> Directive
Keep the pictures out of the copy and repeat the records exactly.

=== Record list ===

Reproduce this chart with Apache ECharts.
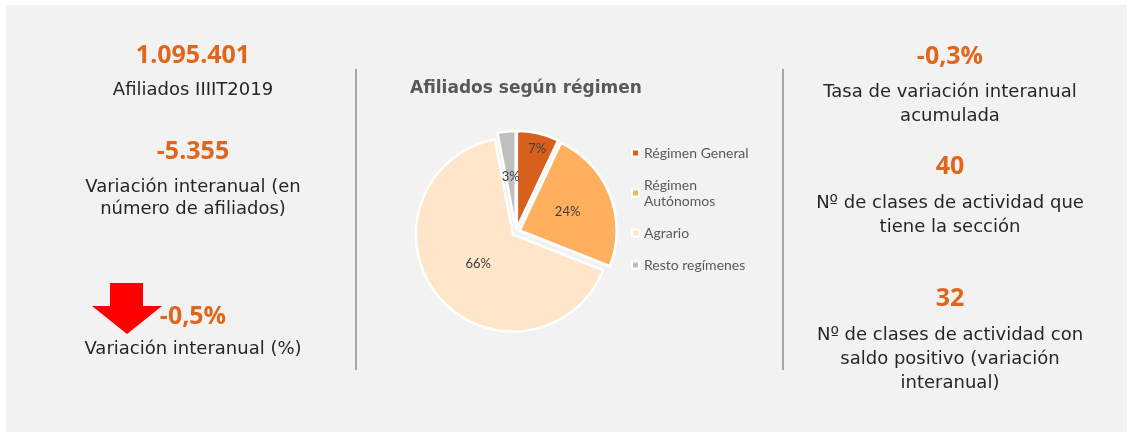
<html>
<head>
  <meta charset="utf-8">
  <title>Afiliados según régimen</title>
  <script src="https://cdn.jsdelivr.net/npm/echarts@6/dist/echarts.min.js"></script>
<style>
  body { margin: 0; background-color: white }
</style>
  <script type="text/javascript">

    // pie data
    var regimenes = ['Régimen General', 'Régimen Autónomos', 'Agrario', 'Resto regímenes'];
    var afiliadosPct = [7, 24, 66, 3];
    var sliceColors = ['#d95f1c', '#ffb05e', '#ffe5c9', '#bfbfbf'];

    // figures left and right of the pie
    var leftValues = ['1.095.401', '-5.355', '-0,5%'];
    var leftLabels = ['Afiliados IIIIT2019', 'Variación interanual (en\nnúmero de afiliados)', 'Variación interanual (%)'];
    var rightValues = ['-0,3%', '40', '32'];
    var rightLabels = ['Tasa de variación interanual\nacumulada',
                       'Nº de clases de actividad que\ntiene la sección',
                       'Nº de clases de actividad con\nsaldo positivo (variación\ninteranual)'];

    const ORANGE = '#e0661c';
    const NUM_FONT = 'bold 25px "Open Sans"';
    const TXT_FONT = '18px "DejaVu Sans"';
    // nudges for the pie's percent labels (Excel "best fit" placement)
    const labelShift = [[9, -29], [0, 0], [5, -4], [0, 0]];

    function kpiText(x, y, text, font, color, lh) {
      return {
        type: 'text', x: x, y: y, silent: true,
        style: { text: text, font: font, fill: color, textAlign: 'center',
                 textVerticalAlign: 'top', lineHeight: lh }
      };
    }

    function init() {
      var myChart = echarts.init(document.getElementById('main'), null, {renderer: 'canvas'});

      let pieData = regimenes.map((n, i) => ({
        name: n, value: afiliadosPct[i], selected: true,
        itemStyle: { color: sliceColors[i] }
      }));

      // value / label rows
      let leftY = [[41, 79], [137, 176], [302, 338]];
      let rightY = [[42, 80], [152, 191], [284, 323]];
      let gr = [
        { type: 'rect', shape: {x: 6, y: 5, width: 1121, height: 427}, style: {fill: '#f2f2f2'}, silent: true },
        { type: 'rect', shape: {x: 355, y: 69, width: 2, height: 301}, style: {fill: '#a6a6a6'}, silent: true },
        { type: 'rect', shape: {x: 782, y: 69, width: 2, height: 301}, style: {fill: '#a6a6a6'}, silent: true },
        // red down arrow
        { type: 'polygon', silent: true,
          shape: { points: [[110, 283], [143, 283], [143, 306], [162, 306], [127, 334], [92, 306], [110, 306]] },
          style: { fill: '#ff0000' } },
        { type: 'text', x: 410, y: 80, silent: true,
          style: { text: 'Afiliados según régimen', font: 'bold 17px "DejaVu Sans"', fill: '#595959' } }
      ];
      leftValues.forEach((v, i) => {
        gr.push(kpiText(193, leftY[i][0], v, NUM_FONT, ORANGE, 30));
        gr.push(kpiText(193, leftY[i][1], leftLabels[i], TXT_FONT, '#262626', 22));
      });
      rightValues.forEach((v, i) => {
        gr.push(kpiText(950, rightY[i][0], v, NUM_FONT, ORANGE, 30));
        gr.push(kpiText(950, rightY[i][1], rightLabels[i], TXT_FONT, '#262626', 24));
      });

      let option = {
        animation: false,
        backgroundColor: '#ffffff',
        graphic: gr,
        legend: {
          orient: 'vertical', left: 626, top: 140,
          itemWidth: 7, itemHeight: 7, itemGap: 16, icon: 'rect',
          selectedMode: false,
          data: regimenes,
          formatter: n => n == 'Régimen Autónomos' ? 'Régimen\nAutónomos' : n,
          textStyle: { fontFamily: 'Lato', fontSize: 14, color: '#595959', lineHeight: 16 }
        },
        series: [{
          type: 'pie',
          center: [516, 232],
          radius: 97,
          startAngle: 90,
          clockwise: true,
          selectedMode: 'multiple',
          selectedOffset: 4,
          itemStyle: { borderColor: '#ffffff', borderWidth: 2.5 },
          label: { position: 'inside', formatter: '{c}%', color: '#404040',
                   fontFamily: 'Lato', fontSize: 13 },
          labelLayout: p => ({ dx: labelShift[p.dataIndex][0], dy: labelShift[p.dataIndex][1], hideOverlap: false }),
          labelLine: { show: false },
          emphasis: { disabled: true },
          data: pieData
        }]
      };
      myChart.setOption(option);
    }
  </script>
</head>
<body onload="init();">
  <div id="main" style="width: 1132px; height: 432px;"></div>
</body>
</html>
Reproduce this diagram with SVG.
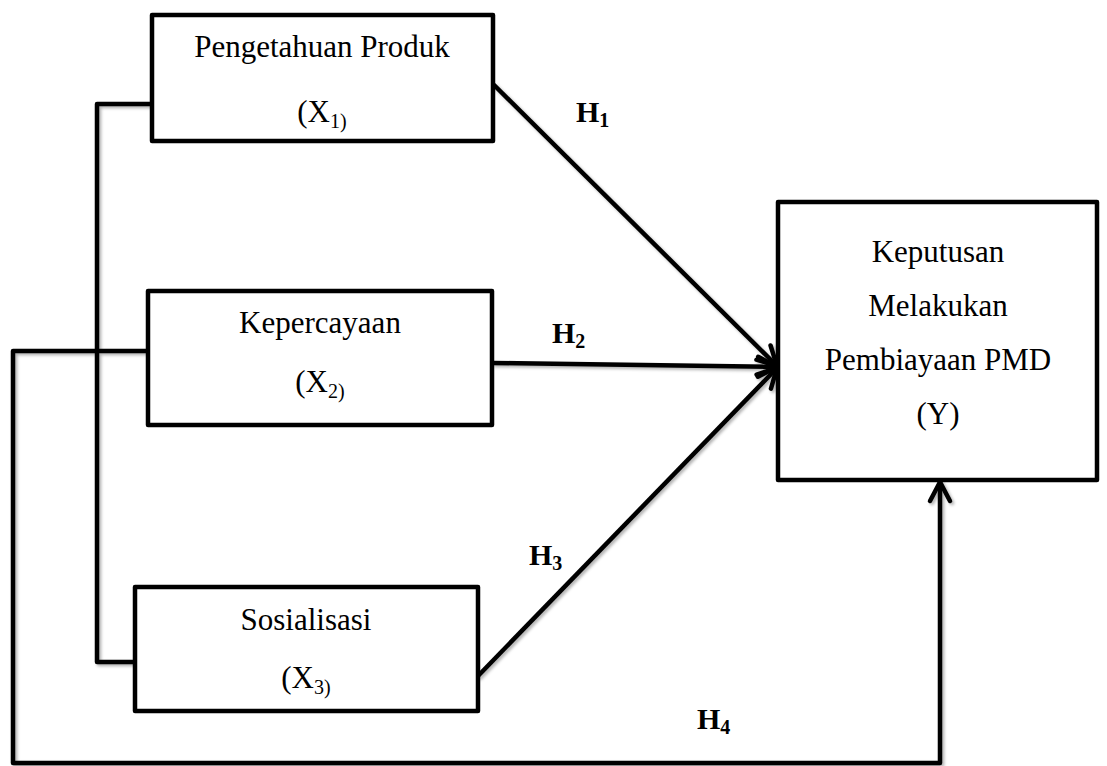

===

> Final result
Reproduce this chart with Apache ECharts.
<html>
<head>
  <meta charset="utf-8">
  <title>Afiliados según régimen</title>
  <script src="https://cdn.jsdelivr.net/npm/echarts@6/dist/echarts.min.js"></script>
<style>
  body { margin: 0; background-color: white }
</style>
  <script type="text/javascript">

    // pie data
    var regimenes = ['Régimen General', 'Régimen Autónomos', 'Agrario', 'Resto regímenes'];
    var afiliadosPct = [7, 24, 66, 3];
    var sliceColors = ['#d95f1c', '#ffb05e', '#ffe5c9', '#bfbfbf'];

    // figures left and right of the pie
    var leftValues = ['1.095.401', '-5.355', '-0,5%'];
    var leftLabels = ['Afiliados IIIIT2019', 'Variación interanual (en\nnúmero de afiliados)', 'Variación interanual (%)'];
    var rightValues = ['-0,3%', '40', '32'];
    var rightLabels = ['Tasa de variación interanual\nacumulada',
                       'Nº de clases de actividad que\ntiene la sección',
                       'Nº de clases de actividad con\nsaldo positivo (variación\ninteranual)'];

    const ORANGE = '#e0661c';
    const NUM_FONT = 'bold 25px "Open Sans"';
    const TXT_FONT = '18px "DejaVu Sans"';
    // nudges for the pie's percent labels (Excel "best fit" placement)
    const labelShift = [[9, -29], [0, 0], [5, -4], [0, 0]];

    function kpiText(x, y, text, font, color, lh) {
      return {
        type: 'text', x: x, y: y, silent: true,
        style: { text: text, font: font, fill: color, textAlign: 'center',
                 textVerticalAlign: 'top', lineHeight: lh }
      };
    }

    function init() {
      var myChart = echarts.init(document.getElementById('main'), null, {renderer: 'canvas'});

      let pieData = regimenes.map((n, i) => ({
        name: n, value: afiliadosPct[i], selected: true,
        itemStyle: { color: sliceColors[i] }
      }));

      // value / label rows
      let leftY = [[41, 79], [137, 176], [302, 338]];
      let rightY = [[42, 80], [152, 191], [284, 323]];
      let gr = [
        { type: 'rect', shape: {x: 6, y: 5, width: 1121, height: 427}, style: {fill: '#f2f2f2'}, silent: true },
        { type: 'rect', shape: {x: 355, y: 69, width: 2, height: 301}, style: {fill: '#a6a6a6'}, silent: true },
        { type: 'rect', shape: {x: 782, y: 69, width: 2, height: 301}, style: {fill: '#a6a6a6'}, silent: true },
        // red down arrow
        { type: 'polygon', silent: true,
          shape: { points: [[110, 283], [143, 283], [143, 306], [162, 306], [127, 334], [92, 306], [110, 306]] },
          style: { fill: '#ff0000' } },
        { type: 'text', x: 410, y: 80, silent: true,
          style: { text: 'Afiliados según régimen', font: 'bold 17px "DejaVu Sans"', fill: '#595959' } }
      ];
      leftValues.forEach((v, i) => {
        gr.push(kpiText(193, leftY[i][0], v, NUM_FONT, ORANGE, 30));
        gr.push(kpiText(193, leftY[i][1], leftLabels[i], TXT_FONT, '#262626', 22));
      });
      rightValues.forEach((v, i) => {
        gr.push(kpiText(950, rightY[i][0], v, NUM_FONT, ORANGE, 30));
        gr.push(kpiText(950, rightY[i][1], rightLabels[i], TXT_FONT, '#262626', 24));
      });

      let option = {
        animation: false,
        backgroundColor: '#ffffff',
        graphic: gr,
        legend: {
          orient: 'vertical', left: 626, top: 140,
          itemWidth: 7, itemHeight: 7, itemGap: 16, icon: 'rect',
          selectedMode: false,
          data: regimenes,
          formatter: n => n == 'Régimen Autónomos' ? 'Régimen\nAutónomos' : n,
          textStyle: { fontFamily: 'Lato', fontSize: 14, color: '#595959', lineHeight: 16 }
        },
        series: [{
          type: 'pie',
          center: [516, 232],
          radius: 97,
          startAngle: 90,
          clockwise: true,
          selectedMode: 'multiple',
          selectedOffset: 4,
          itemStyle: { borderColor: '#ffffff', borderWidth: 2.5 },
          label: { position: 'inside', formatter: '{c}%', color: '#404040',
                   fontFamily: 'Lato', fontSize: 13 },
          labelLayout: p => ({ dx: labelShift[p.dataIndex][0], dy: labelShift[p.dataIndex][1], hideOverlap: false }),
          labelLine: { show: false },
          emphasis: { disabled: true },
          data: pieData
        }]
      };
      myChart.setOption(option);
    }
  </script>
</head>
<body onload="init();">
  <div id="main" style="width: 1132px; height: 432px;"></div>
</body>
</html>
Reproduce this diagram with SVG.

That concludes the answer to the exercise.